| SHORT TASK |
Write out all the lines again, precisely as they stand, but without the images.

| SOURCE MATERIAL |

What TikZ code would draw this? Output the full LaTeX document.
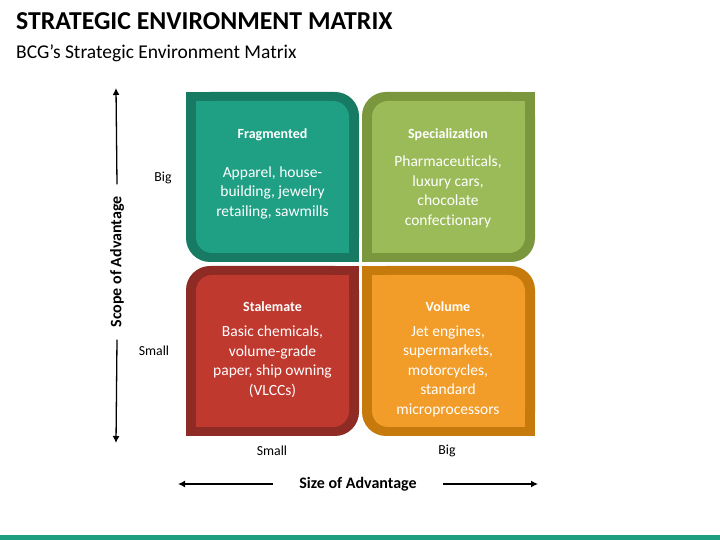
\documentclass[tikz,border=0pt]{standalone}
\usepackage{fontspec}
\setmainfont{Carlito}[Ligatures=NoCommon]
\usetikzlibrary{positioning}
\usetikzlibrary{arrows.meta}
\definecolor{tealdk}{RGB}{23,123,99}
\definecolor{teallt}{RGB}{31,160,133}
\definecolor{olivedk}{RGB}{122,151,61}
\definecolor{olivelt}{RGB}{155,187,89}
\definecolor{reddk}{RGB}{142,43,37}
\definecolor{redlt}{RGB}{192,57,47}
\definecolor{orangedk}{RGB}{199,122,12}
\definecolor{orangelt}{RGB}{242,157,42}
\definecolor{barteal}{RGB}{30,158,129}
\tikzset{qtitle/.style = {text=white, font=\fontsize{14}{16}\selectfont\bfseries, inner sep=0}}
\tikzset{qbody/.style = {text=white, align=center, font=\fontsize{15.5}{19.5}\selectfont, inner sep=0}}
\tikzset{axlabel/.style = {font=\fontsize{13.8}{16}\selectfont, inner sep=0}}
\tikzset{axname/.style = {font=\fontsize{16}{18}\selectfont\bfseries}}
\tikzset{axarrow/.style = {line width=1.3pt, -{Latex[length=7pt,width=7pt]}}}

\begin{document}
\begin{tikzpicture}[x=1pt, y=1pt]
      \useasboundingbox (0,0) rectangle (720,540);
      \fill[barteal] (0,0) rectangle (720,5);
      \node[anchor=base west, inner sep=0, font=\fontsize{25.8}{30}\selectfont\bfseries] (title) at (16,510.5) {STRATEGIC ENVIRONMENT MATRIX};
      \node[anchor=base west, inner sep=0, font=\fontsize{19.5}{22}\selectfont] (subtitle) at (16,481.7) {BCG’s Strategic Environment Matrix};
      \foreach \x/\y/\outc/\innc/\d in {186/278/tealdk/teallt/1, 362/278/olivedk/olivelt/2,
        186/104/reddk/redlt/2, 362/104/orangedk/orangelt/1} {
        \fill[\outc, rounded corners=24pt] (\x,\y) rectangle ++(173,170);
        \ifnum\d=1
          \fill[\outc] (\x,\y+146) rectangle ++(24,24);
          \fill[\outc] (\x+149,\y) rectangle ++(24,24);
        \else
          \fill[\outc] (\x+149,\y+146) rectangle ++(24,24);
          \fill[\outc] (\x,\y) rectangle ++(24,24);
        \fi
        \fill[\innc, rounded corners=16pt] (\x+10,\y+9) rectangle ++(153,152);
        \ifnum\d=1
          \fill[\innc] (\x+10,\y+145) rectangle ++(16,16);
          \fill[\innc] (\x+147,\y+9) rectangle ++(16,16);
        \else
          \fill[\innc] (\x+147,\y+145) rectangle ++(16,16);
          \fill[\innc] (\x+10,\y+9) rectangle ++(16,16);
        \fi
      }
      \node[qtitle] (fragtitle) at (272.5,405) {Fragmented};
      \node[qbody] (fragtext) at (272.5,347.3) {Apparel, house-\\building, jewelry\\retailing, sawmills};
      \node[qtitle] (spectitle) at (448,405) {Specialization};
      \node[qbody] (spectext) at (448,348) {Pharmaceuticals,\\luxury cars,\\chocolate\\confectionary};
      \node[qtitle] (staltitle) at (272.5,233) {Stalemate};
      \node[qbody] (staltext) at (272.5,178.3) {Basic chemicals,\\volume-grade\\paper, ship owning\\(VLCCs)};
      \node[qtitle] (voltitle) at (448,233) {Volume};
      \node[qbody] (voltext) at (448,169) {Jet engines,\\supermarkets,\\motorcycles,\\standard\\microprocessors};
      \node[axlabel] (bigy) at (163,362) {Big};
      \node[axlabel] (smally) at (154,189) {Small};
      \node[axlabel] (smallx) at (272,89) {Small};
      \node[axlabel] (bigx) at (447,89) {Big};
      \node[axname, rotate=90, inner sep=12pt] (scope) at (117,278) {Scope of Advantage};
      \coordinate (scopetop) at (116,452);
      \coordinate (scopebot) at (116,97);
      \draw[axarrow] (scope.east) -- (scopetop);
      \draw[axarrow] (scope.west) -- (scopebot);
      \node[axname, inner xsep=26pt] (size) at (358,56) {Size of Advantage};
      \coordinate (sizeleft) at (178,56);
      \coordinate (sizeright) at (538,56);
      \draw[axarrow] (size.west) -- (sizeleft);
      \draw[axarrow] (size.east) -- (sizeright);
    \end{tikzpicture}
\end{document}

| EXERCISE RESULT |
What TikZ code would draw this? Output the full LaTeX document.
\documentclass[tikz,border=0pt]{standalone}
\usepackage{fontspec}
\setmainfont{Carlito}[Ligatures=NoCommon]
\usetikzlibrary{positioning}
\usetikzlibrary{arrows.meta}
\definecolor{tealdk}{RGB}{23,123,99}
\definecolor{teallt}{RGB}{31,160,133}
\definecolor{olivedk}{RGB}{122,151,61}
\definecolor{olivelt}{RGB}{155,187,89}
\definecolor{reddk}{RGB}{142,43,37}
\definecolor{redlt}{RGB}{192,57,47}
\definecolor{orangedk}{RGB}{199,122,12}
\definecolor{orangelt}{RGB}{242,157,42}
\definecolor{barteal}{RGB}{30,158,129}
\tikzset{qtitle/.style = {text=white, font=\fontsize{14}{16}\selectfont\bfseries, inner sep=0}}
\tikzset{qbody/.style = {text=white, align=center, font=\fontsize{15.5}{19.5}\selectfont, inner sep=0}}
\tikzset{axlabel/.style = {font=\fontsize{13.8}{16}\selectfont, inner sep=0}}
\tikzset{axname/.style = {font=\fontsize{16}{18}\selectfont\bfseries}}
\tikzset{axarrow/.style = {line width=1.3pt, -{Latex[length=7pt,width=7pt]}}}

\begin{document}
\begin{tikzpicture}[x=1pt, y=1pt]
      \useasboundingbox (0,0) rectangle (720,540);
      \fill[barteal] (0,0) rectangle (720,5);
      \node[anchor=base west, inner sep=0, font=\fontsize{25.8}{30}\selectfont\bfseries] (title) at (16,510.5) {STRATEGIC ENVIRONMENT MATRIX};
      \node[anchor=base west, inner sep=0, font=\fontsize{19.5}{22}\selectfont] (subtitle) at (16,481.7) {BCG’s Strategic Environment Matrix};
      \foreach \x/\y/\outc/\innc/\d in {186/278/tealdk/teallt/1, 362/278/olivedk/olivelt/2,
        186/104/reddk/redlt/2, 362/104/orangedk/orangelt/1} {
        \fill[\outc, rounded corners=24pt] (\x,\y) rectangle ++(173,170);
        \ifnum\d=1
          \fill[\outc] (\x,\y+146) rectangle ++(24,24);
          \fill[\outc] (\x+149,\y) rectangle ++(24,24);
        \else
          \fill[\outc] (\x+149,\y+146) rectangle ++(24,24);
          \fill[\outc] (\x,\y) rectangle ++(24,24);
        \fi
        \fill[\innc, rounded corners=16pt] (\x+10,\y+9) rectangle ++(153,152);
        \ifnum\d=1
          \fill[\innc] (\x+10,\y+145) rectangle ++(16,16);
          \fill[\innc] (\x+147,\y+9) rectangle ++(16,16);
        \else
          \fill[\innc] (\x+147,\y+145) rectangle ++(16,16);
          \fill[\innc] (\x+10,\y+9) rectangle ++(16,16);
        \fi
      }
      \node[qtitle] (fragtitle) at (272.5,405) {Fragmented};
      \node[qbody] (fragtext) at (272.5,347.3) {Apparel, house-\\building, jewelry\\retailing, sawmills};
      \node[qtitle] (spectitle) at (448,405) {Specialization};
      \node[qbody] (spectext) at (448,348) {Pharmaceuticals,\\luxury cars,\\chocolate\\confectionary};
      \node[qtitle] (staltitle) at (272.5,233) {Stalemate};
      \node[qbody] (staltext) at (272.5,178.3) {Basic chemicals,\\volume-grade\\paper, ship owning\\(VLCCs)};
      \node[qtitle] (voltitle) at (448,233) {Volume};
      \node[qbody] (voltext) at (448,169) {Jet engines,\\supermarkets,\\motorcycles,\\standard\\microprocessors};
      \node[axlabel] (bigy) at (163,362) {Big};
      \node[axlabel] (smally) at (154,189) {Small};
      \node[axlabel] (smallx) at (272,89) {Small};
      \node[axlabel] (bigx) at (447,89) {Big};
      \node[axname, rotate=90, inner sep=12pt] (scope) at (117,278) {Scope of Advantage};
      \coordinate (scopetop) at (116,452);
      \coordinate (scopebot) at (116,97);
      \draw[axarrow] (scope.east) -- (scopetop);
      \draw[axarrow] (scope.west) -- (scopebot);
      \node[axname, inner xsep=26pt] (size) at (358,56) {Size of Advantage};
      \coordinate (sizeleft) at (178,56);
      \coordinate (sizeright) at (538,56);
      \draw[axarrow] (size.west) -- (sizeleft);
      \draw[axarrow] (size.east) -- (sizeright);
    \end{tikzpicture}
\end{document}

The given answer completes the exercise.